[Start INFORMATION SHOWN]

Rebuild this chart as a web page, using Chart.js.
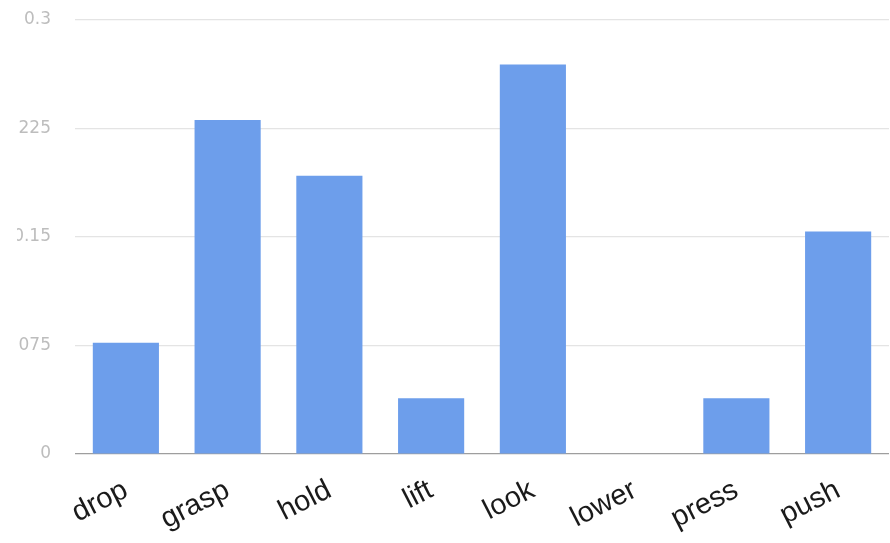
<!DOCTYPE html>
<html>
<head>
<meta charset="utf-8">
<script src="https://cdn.jsdelivr.net/npm/chart.js@4.4.1/dist/chart.umd.min.js"></script>
<style>
    html, body { margin: 0; padding: 0; background: #fff; }
    #wrap { width: 890px; height: 543px; }
    /* left edge of the tick labels is cut off */
    #actionChart { clip-path: inset(0 0 0 17px); }
</style>
</head>
<body>
<div id="wrap"><canvas id="actionChart" width="890" height="543"></canvas></div>
<script>
const ACTIONS = ['drop', 'grasp', 'hold', 'lift', 'look', 'lower', 'press', 'push'];
const SHARES = [0.0769, 0.2308, 0.1923, 0.0385, 0.2692, 0, 0.0385, 0.1538];
const Y_TICKS = [0, 0.075, 0.15, 0.225, 0.3];

const COLORS = {
    bar: '#6d9eeb',
    grid: '#e4e4e4',
    axis: '#9e9e9e',
    tick: '#bdbdbd',
    label: '#1a1a1a'
};

const ctx = document.getElementById('actionChart').getContext('2d');

new Chart(ctx, {
    type: 'bar',
    data: {
        labels: ACTIONS,
        datasets: [{
            data: SHARES,
            backgroundColor: COLORS.bar,
            borderWidth: 0,
            categoryPercentage: 1,
            barPercentage: 0.65
        }]
    },
    options: {
        responsive: false,
        animation: false,
        layout: { padding: { top: 20, right: 1, left: 0, bottom: 0 } },
        plugins: {
            legend: { display: false },
            tooltip: { enabled: false }
        },
        scales: {
            x: {
                grid: { display: false },
                border: { display: false },
                ticks: {
                    color: COLORS.label,
                    font: { family: 'Liberation Sans, Arial, sans-serif', size: 29 },
                    minRotation: 27,
                    maxRotation: 27,
                    padding: 11
                },
                afterFit: (scale) => { scale.height = 89; }
            },
            y: {
                min: 0,
                max: 0.3,
                border: { display: false },
                grid: {
                    drawTicks: false,
                    color: (c) => c.tick && c.tick.value === 0 ? COLORS.axis : COLORS.grid,
                    lineWidth: 1.2
                },
                afterBuildTicks: (scale) => {
                    scale.ticks = Y_TICKS.map(v => ({ value: v }));
                },
                ticks: {
                    color: COLORS.tick,
                    font: { family: 'DejaVu Sans, sans-serif', size: 17 },
                    padding: 24,
                    callback: (v) => String(v)
                },
                afterFit: (scale) => {
                    scale.width = 75;
                    scale.paddingTop = 0;
                }
            }
        }
    }
});
</script>
</body>
</html>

[End INFORMATION SHOWN]

→ **INSTRUCTIONS FOR THE TASK**
Transcribe the material exactly, keeping every word and none of the pictures.

→ **OUTPUT FOR THIS TASK**
Rebuild this chart as a web page, using Chart.js.
<!DOCTYPE html>
<html>
<head>
<meta charset="utf-8">
<script src="https://cdn.jsdelivr.net/npm/chart.js@4.4.1/dist/chart.umd.min.js"></script>
<style>
    html, body { margin: 0; padding: 0; background: #fff; }
    #wrap { width: 890px; height: 543px; }
    /* left edge of the tick labels is cut off */
    #actionChart { clip-path: inset(0 0 0 17px); }
</style>
</head>
<body>
<div id="wrap"><canvas id="actionChart" width="890" height="543"></canvas></div>
<script>
const ACTIONS = ['drop', 'grasp', 'hold', 'lift', 'look', 'lower', 'press', 'push'];
const SHARES = [0.0769, 0.2308, 0.1923, 0.0385, 0.2692, 0, 0.0385, 0.1538];
const Y_TICKS = [0, 0.075, 0.15, 0.225, 0.3];

const COLORS = {
    bar: '#6d9eeb',
    grid: '#e4e4e4',
    axis: '#9e9e9e',
    tick: '#bdbdbd',
    label: '#1a1a1a'
};

const ctx = document.getElementById('actionChart').getContext('2d');

new Chart(ctx, {
    type: 'bar',
    data: {
        labels: ACTIONS,
        datasets: [{
            data: SHARES,
            backgroundColor: COLORS.bar,
            borderWidth: 0,
            categoryPercentage: 1,
            barPercentage: 0.65
        }]
    },
    options: {
        responsive: false,
        animation: false,
        layout: { padding: { top: 20, right: 1, left: 0, bottom: 0 } },
        plugins: {
            legend: { display: false },
            tooltip: { enabled: false }
        },
        scales: {
            x: {
                grid: { display: false },
                border: { display: false },
                ticks: {
                    color: COLORS.label,
                    font: { family: 'Liberation Sans, Arial, sans-serif', size: 29 },
                    minRotation: 27,
                    maxRotation: 27,
                    padding: 11
                },
                afterFit: (scale) => { scale.height = 89; }
            },
            y: {
                min: 0,
                max: 0.3,
                border: { display: false },
                grid: {
                    drawTicks: false,
                    color: (c) => c.tick && c.tick.value === 0 ? COLORS.axis : COLORS.grid,
                    lineWidth: 1.2
                },
                afterBuildTicks: (scale) => {
                    scale.ticks = Y_TICKS.map(v => ({ value: v }));
                },
                ticks: {
                    color: COLORS.tick,
                    font: { family: 'DejaVu Sans, sans-serif', size: 17 },
                    padding: 24,
                    callback: (v) => String(v)
                },
                afterFit: (scale) => {
                    scale.width = 75;
                    scale.paddingTop = 0;
                }
            }
        }
    }
});
</script>
</body>
</html>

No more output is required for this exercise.